The attack sparked global backlash against U.S. efforts to contain the fallout from the Iraq War through the use of private contractors — many of them veterans — who wielded military power in war zones, but operated outside the military chain of command. The Iraqi government immediately yanked Blackwater's license the nation, and within a few years Prince had changed the company's name and then sold it, after the Blackwater name became shorthand for the perceived reckless impunity of contract mercenaries around the world. Prince later lobbied Trump to "privatize" the war in Afghanistan by replacing U.S. troops with mercenaries, citing the notorious East India Company as a model.

"Prince made millions by sending these men back to Iraq, but Blackwater made it harder for the soldiers to do their job," Dickinson told Salon. "The sad fact is that they didn't follow rules of engagement. They drove around in tan-colored Army vehicles without markings, and most Iraqi citizens didn't know the difference until it was too late. Blackwater convoys that ran through town, shooting indiscriminately, made it more difficult for soldiers trying to do the right thing the right way."

The U.S. refused to allow the four men to be tried in Iraq, and on Dec. 31, 2009, a federal judge dismissed charges against them in the U.S., citing inappropriately handled evidence. At the time, then-Vice President Joe Biden, who had recently taken office, told the Iraqi government that the Obama administration would continue with the prosecution.

"A dismissal is not an acquittal," Biden said.

Over the next decade, as the complicated criminal and civil cases made their way through the justice system, the Blackwater guards became known as the "Biden Four" in right-wing circles.

Prince captured the criticism of that process in his debate with Hasan, claiming falsely that the men were prosecuted four times, which would have violated of basic constitutional rights. "The federal government finally got them in a D.C. jury on the fourth time they tried it," Prince said. Hasan asked if Prince was saying that a Washington, D.C., jury is not legitimate. Prince responded: "A jury of your peers — it does not really compare to the rest of America. No."

Dickinson, the attorney who represented some of the victims, including the family of the nine-year-old, Ali Kinani, told Salon that the criticism gets it backwards: The trial ran long precisely because it was fair.

"It misses the point that somehow there were multiple attempts to convict. The point is that the trials went through, the system worked," Dickinson said. "The case went through the full appellate process. It needed to be fair, and they were given fair trials and fair convictions."

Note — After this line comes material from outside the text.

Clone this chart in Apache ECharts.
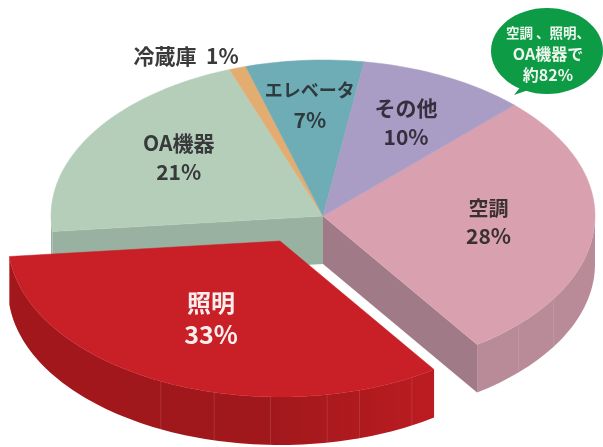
<!DOCTYPE html>
<html>
<head>
<meta charset="utf-8">
<style>html,body{margin:0;padding:0;background:#fff}#c{width:603px;height:447px}</style>
<script src="https://cdn.jsdelivr.net/npm/echarts@6/dist/echarts.min.js"></script>
</head>
<body>
<div id="c"></div>
<script>
const categories = ['空調', '照明', 'OA機器', '冷蔵庫', 'エレベータ', 'その他'];
const shares = [28, 33, 21, 1, 7, 10];
const bubbleLines = ['空調 、照明、', 'OA機器で', '約82%'];

// --- geometry and style (not data) ---
const CX = 323, CY = 216, RX = 272, RY = 156, DEPTH = 48, START = 45.3;
const topColors = ['#d9a1af', '#c91f26', '#b5ceb9', '#e3ad72', '#6eacb6', '#aa9dc5'];
const wallColors = ['#b98b99', '#a6181d', '#98b1a0', '#c99860', '#5d949d', '#8f84a8'];
const cutColors = ['#a07b87', '#8f1418', '#98b1a0', '#c99860', '#5d949d', '#8f84a8'];
const explode = [[0, 0], [-43, 25], [0, 0], [0, 0], [0, 0], [0, 0]];
const labelPolar = [[0.61, 1.5], [0.56, -2], [0.65, -3.2], [1.14, 7.9], [0.71, 0], [0.67, -0.4]];
const labelInk = ['#3a3034', '#fbeeee', '#37393a', '#3a3a3a', '#2f3a3e', '#352f3e'];
const labelSize = [20, 24, 21, 21, 18, 21];
const pctSize = [21, 25, 21, 21, 21, 21];
const labelGap = [14, 16, 14.5, 0, 15, 14.5];
const seamAngles = [244, 256, 268, 280, 287, 299, 316, 328];
const FONT = '"Noto Sans CJK JP","Noto Sans",sans-serif';

const rad = d => d * Math.PI / 180;
const pt = (t, ox, oy, dy) => [CX + ox + RX * Math.cos(rad(t)), CY + oy - RY * Math.sin(rad(t)) + (dy || 0)];
function arc(a, b, ox, oy, dy) {
  const n = Math.max(2, Math.ceil(Math.abs(a - b) / 1.5)), out = [];
  for (let i = 0; i <= n; i++) out.push(pt(a + (b - a) * i / n, ox, oy, dy));
  return out;
}

function renderItem(params, api) {
  const i = params.dataIndex;
  const value = api.value(0);
  const total = shares.reduce((s, v) => s + v, 0);
  const before = shares.slice(0, i).reduce((s, v) => s + v, 0);
  const a = START - before / total * 360;
  const b = a - value / total * 360;
  const [ox, oy] = explode[i];
  const base = i === 1 ? 50 : 0;   // the pulled-out slice sits in front of everything
  const kids = [];
  const c = [CX + ox, CY + oy];

  // side face along the cut edge that faces the viewer
  const cutT = i === 0 ? b : (i === 2 ? a : null);
  if (cutT !== null) {
    const e = pt(cutT, ox, oy);
    kids.push({ type: 'polygon', z2: base + 1,
      shape: { points: [c, e, [e[0], e[1] + DEPTH], [c[0], c[1] + DEPTH]] },
      style: { fill: cutColors[i] } });
  }
  // outer wall on the front half
  const fa = Math.min(a, 0), fb = Math.max(b, -180);
  if (fa > fb) {
    const top = arc(fa, fb, ox, oy), low = arc(fb, fa, ox, oy, DEPTH);
    const fill = i === 1
      ? { type: 'linear', x: 0, y: 0, x2: 1, y2: 0, colorStops: [{ offset: 0, color: '#a2171b' }, { offset: 0.6, color: '#a0181c' }, { offset: 1, color: '#bb1c21' }] }
      : wallColors[i];
    kids.push({ type: 'polygon', z2: base + 2, shape: { points: top.concat(low) }, style: { fill } });
    seamAngles.forEach(s => {
      const t = s - 360;
      if (t < fa && t > fb) {
        const p = pt(t, ox, oy);
        kids.push({ type: 'line', z2: base + 3,
          shape: { x1: p[0], y1: p[1], x2: p[0], y2: p[1] + DEPTH },
          style: { stroke: 'rgba(255,225,225,0.13)', lineWidth: 1 } });
      }
    });
  }
  // top surface
  kids.push({ type: 'polygon', z2: base + 10,
    shape: { points: [c].concat(arc(a, b, ox, oy)) },
    style: { fill: topColors[i], stroke: topColors[i], lineWidth: 0.5 } });

  // labels are placed from the slice's own mid angle
  const [lr, da] = labelPolar[i];
  const mid = (a + b) / 2 + da;
  const lx = CX + ox + lr * RX * Math.cos(rad(mid));
  const ly = CY + oy - lr * RY * Math.sin(rad(mid));
  const name = categories[i], pct = value + '%';
  const txt = (text, x, y, size) => ({ type: 'text', z2: 100,
    style: { text, x, y, fill: labelInk[i], font: 'bold ' + size + 'px ' + FONT, align: 'center', verticalAlign: 'middle' } });
  if (value < 3) kids.push(txt(name + '  ' + pct, lx, ly, labelSize[i]));
  else {
    kids.push(txt(name, lx, ly - labelGap[i], labelSize[i]));
    kids.push(txt(pct, lx, ly + labelGap[i], pctSize[i]));
  }
  return { type: 'group', children: kids };
}

const chart = echarts.init(document.getElementById('c'), null, { renderer: 'canvas' });
chart.setOption({
  backgroundColor: '#fff',
  animation: false,
  series: [{
    type: 'custom',
    coordinateSystem: 'none',
    renderItem,
    data: shares.map(v => [v]),
    silent: true
  }],
  graphic: [
    { type: 'polygon', z: 20, shape: { points: [[522, 85], [514, 95], [534, 88]] }, style: { fill: '#0e9b46' } },
    { type: 'ellipse', z: 20, shape: { cx: 547, cy: 51, rx: 56, ry: 43 }, style: { fill: '#0e9b46' } }
  ].concat(bubbleLines.map((t, k) => ({
    type: 'text', z: 21,
    style: { text: t, x: 548, y: [33, 54, 75][k], fill: '#eef7ee', font: 'bold ' + [13.5, 16, 16][k] + 'px ' + FONT, align: 'center', verticalAlign: 'middle' }
  })))
});
</script>
</body>
</html>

The men were not tried four times. After the 2009 dismissal, the government appealed, and in 2011 the D.C. Court of Appeals reinstated the charges, a ruling which the Supreme Court declined to review. The case went to trial, and in 2014 a jury convicted Slatten, who had fired first, of first-degree murder; the other three men were convicted of voluntary manslaughter. Slatten appealed the verdict, and three years later, the D.C. Court of Appeals overturned his conviction, ruling that his case should be tried separately. The court also ordered new sentences for his associates, ruling that their 30-year terms qualified as "cruel and unusual punishment."

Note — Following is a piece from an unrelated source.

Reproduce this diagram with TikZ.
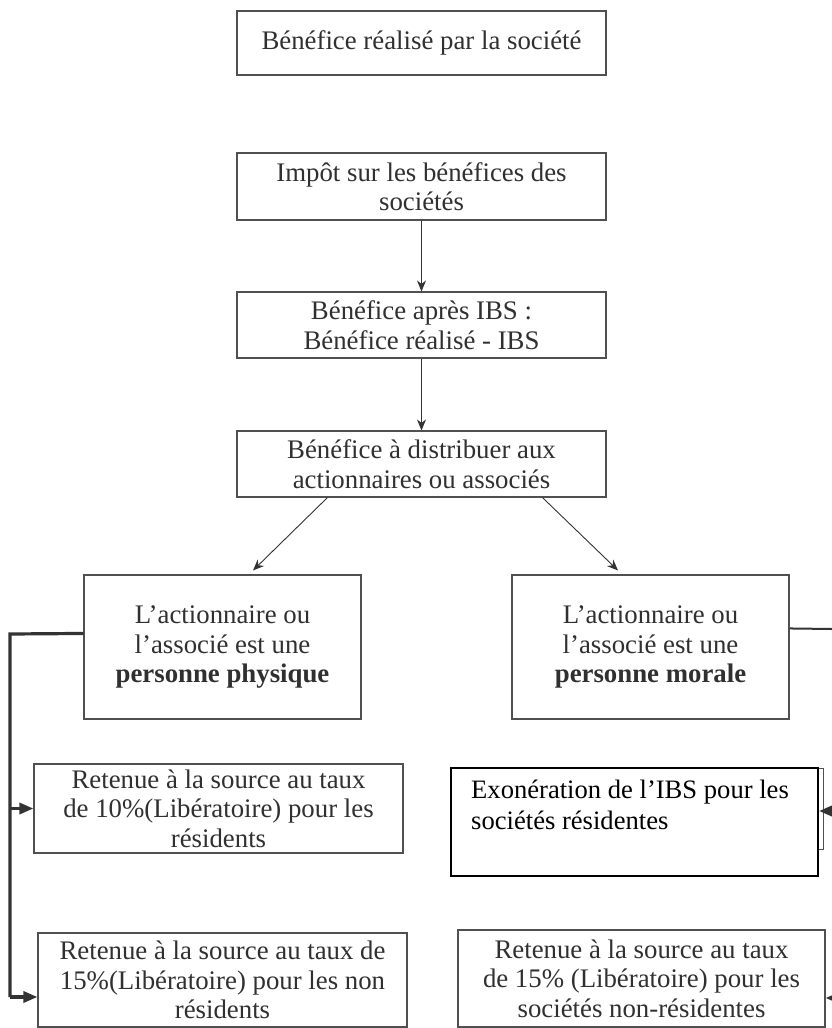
\documentclass[tikz,border=0pt]{standalone}
\usepackage{fontspec}
\setmainfont{Liberation Serif}
\usetikzlibrary{arrows.meta,calc}
\definecolor{boxgray}{HTML}{505050}
\definecolor{txtgray}{HTML}{303030}
\definecolor{lnk}{HTML}{333333}
\begin{document}
\begin{tikzpicture}[x=1pt,y=-1pt,
  box/.style={draw=boxgray, line width=1.1pt, text=txtgray, align=center, inner sep=0pt,
    font=\fontsize{26.8}{29.5}\selectfont},
  arr/.style={draw=lnk, line width=0.9pt, -{Stealth[length=11pt,width=9pt]}},
  thk/.style={draw=lnk, line width=3.2pt},
  thkarr/.style={draw=lnk, line width=3.2pt, -{Triangle[length=14pt,width=11pt]}},
]
\useasboundingbox (0,0) rectangle (832,1028);
\fill[white] (0,0) rectangle (832,1028);

\node[box, minimum width=369pt, minimum height=64pt] (ben) at (421.5,43) {Bénéfice réalisé par la société};
\node[box, minimum width=369pt, minimum height=67pt] (imp) at (421.5,186.5) {Impôt sur les bénéfices des\\sociétés};
\node[box, minimum width=369pt, minimum height=66pt] (apres) at (421.5,325) {Bénéfice après IBS :\\Bénéfice réalisé - IBS};
\node[box, minimum width=369pt, minimum height=66pt] (dist) at (421.5,464) {Bénéfice à distribuer aux\\actionnaires ou associés};

\node[box, minimum width=277pt, minimum height=144pt] (phys) at (222.5,647) {L’actionnaire ou\\l’associé est une\\\textbf{personne physique}};
\node[box, minimum width=277pt, minimum height=144pt] (mor) at (650.5,647) {L’actionnaire ou\\l’associé est une\\\textbf{personne morale}};

\node[box, minimum width=369pt, minimum height=89pt] (ret10) at (218.5,808.5) {Retenue à la source au taux\\de 10\%(Libératoire) pour les\\résidents};
\node[box, minimum width=369pt, minimum height=94pt] (ret15) at (222.5,980) {Retenue à la source au taux de\\15\%(Libératoire) pour les non\\résidents};

\node[draw=boxgray, line width=0.8pt, minimum width=372pt, minimum height=81pt, inner sep=0pt] (exoback) at (637,808.5) {};
\node[draw=black, fill=white, line width=2pt, minimum width=367pt, minimum height=108pt, inner sep=0pt] (exo) at (634.5,822) {};
\node[anchor=north west, align=left, inner sep=0pt, text=black, font=\fontsize{26.6}{31}\selectfont] (exot) at (471,780) {Exonération de l’IBS pour les\\sociétés résidentes};

\node[box, minimum width=367pt, minimum height=97pt] (retm) at (641.5,978.5) {Retenue à la source au taux\\de 15\% (Libératoire) pour les\\sociétés non-résidentes};

% vertical arrows
\draw[arr] (imp) -- (apres);
\draw[arr] (apres) -- (dist);
% diagonal arrows
\coordinate (dl) at ($(dist.south west)+(91,0)$);
\coordinate (dr) at ($(dist.south west)+(306,0)$);
\coordinate (tl) at ($(phys.north)+(30.5,-4)$);
\coordinate (tr) at ($(mor.north)+(-32.5,-4)$);
\draw[arr] (dl) -- (tl);
\draw[arr] (dr) -- (tr);

% left bus
\coordinate (physout) at ($(phys.north west)+(0,59)$);
\coordinate (busTop) at (10,634);
\coordinate (busBot) at (10,997);
\draw[thk] (physout) -- (busTop) -- (busBot);
\draw[thkarr] (busTop |- ret10.west) -- (ret10.west);
\draw[thkarr] (busBot) -- (ret15.west |- busBot);

% right bus
\coordinate (morout) at ($(mor.north east)+(0,54)$);
\coordinate (rTop) at (832,629);
\coordinate (rMid) at (834,811);
\coordinate (rBot) at (834,998);
\draw[draw=lnk, line width=2pt] (morout) -- (rTop);
\draw[thkarr] (rMid) -- (exo.east |- rMid);
\draw[thkarr] (rBot) -- (retm.east |- rBot);
\end{tikzpicture}
\end{document}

Slatten, who has maintained his innocence, declined to accept a plea deal on manslaughter charges, and in his 2018 retrial was once again convicted of first-degree murder. The next year, a federal judge sentenced him to life, and sentenced his associates to between 12 and 15 years.

President Trump has intervened in similar military crimes before, such as pardoning Army Lt. Clint Lorance, who was convicted of second-degree murder charges in the deaths of two Afghans, and Navy SEAL Eddie Gallagher — described as "freakin' evil" by members of his own unit — who and was convicted of war crimes in July 2019 after posing in pictures with the body of a teenage prisoner he had killed with a hunting knife.

Dickinson lamented the effect that Trump's actions would have on allies, and on the way the world views the U.S. justice system.

"Mohammed Kanani had greeted the U.S. soldiers in Baghdad. He welcomed the changes that were happening in his country, to get out from under Saddam Hussein's oppressive and vindictive government," Dickinson said, referencing the father of the nine-year-old killed in the Blackwater attack.

"During the trials, the families relied on us to explain this complicated process. It was difficult for them to understand all the setbacks, but they believed us and relied on that," he said. "Many of them through great effort were brought to the U.S. to testify in the criminal trial. They sat in the stand, in the courtroom, believing in the system, believing in the justice that we told them they had a right to. Now it's been taken away from them, and there is no further option. I know for a fact that they are extremely distraught over this news back in Iraq, where they still reside."

Kinani expressed his anger in an interview with ABC News on Wednesday, saying, "I don't know what I did to Blackwater."

"The president of the United States, he is above the law," Kinani told ABC. "These are people who should stay in jail. I feel lost today. I feel as if something is up[side] down. I just remember every detail about what happened. It's really hard to live with this ... and this really broke my heart."

In a January 2019 Fox News opinion column, then-Rep. Duncan Hunter, R-Calif., described the "Biden Four" as "political pawns who now sit in jail. ... The fact remains, these brave men were sent to prison for doing their jobs."

A year later, Hunter resigned from Congress after pleading guilty to misuse of campaign funds, including expenses for multiple extramarital affairs. He was slated to begin an 11-month prison sentence, until he was also pardoned by Trump on Tuesday.